• Task directions
Say how many lines contain the string "React". Give no other output.
=== Dataset section ===
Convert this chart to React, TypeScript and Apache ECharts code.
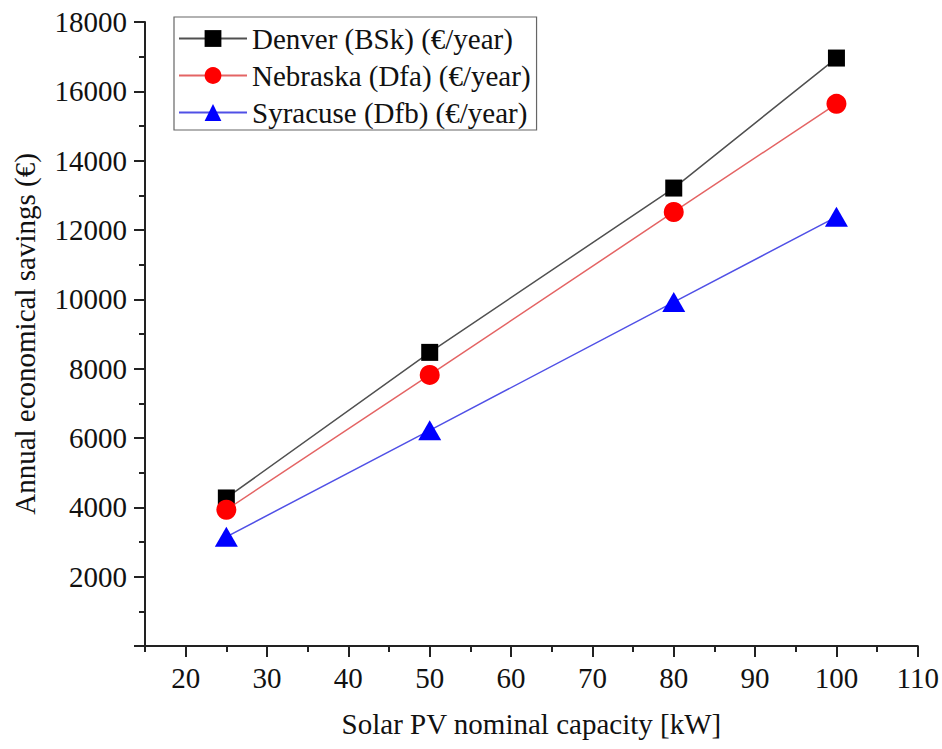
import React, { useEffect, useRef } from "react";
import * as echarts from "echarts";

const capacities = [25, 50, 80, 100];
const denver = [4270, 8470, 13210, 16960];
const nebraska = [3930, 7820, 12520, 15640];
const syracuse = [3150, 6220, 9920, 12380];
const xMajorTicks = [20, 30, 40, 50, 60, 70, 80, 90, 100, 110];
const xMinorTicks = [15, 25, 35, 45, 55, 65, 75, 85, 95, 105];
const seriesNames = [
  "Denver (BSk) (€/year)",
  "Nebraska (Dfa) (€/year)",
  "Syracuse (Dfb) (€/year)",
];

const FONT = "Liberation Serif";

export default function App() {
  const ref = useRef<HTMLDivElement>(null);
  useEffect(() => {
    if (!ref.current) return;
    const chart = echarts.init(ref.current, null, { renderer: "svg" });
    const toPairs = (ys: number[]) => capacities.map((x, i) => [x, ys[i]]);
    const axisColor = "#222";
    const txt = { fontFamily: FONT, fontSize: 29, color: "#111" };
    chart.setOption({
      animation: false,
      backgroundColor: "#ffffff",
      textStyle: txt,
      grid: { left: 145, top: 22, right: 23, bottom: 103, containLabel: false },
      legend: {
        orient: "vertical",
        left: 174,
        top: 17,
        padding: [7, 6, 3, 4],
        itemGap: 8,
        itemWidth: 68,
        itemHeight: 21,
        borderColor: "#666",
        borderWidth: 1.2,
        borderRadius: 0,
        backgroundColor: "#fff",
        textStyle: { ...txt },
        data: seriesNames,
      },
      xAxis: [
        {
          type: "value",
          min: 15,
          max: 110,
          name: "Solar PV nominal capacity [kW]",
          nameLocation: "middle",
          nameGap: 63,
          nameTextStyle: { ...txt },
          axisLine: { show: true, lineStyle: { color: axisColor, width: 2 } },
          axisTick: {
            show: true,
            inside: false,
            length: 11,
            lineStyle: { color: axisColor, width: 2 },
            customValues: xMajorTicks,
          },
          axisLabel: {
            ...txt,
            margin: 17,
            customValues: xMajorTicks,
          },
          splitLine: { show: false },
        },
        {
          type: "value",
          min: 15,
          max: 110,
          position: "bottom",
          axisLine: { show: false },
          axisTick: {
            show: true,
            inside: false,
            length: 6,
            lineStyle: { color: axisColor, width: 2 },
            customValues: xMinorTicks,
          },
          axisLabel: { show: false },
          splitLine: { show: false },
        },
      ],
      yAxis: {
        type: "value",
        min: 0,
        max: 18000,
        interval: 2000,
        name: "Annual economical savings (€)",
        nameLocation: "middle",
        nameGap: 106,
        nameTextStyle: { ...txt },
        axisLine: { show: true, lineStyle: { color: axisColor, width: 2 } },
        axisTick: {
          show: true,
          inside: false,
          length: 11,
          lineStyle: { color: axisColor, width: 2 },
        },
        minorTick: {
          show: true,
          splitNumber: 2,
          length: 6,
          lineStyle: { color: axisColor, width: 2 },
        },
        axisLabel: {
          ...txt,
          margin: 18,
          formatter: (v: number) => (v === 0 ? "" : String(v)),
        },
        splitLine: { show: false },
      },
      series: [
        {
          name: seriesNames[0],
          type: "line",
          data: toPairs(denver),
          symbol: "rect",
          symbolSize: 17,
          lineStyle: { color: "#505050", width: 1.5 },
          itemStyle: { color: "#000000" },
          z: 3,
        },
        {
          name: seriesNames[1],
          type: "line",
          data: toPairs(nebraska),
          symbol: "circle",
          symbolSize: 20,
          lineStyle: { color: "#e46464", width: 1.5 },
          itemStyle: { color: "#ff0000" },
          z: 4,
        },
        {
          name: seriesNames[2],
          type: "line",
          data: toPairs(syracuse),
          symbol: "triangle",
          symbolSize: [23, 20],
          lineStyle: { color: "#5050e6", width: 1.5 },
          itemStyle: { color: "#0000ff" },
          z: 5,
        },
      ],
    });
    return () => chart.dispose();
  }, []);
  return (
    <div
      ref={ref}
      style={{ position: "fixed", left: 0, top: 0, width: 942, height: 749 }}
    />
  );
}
===
• Answer to the problem
2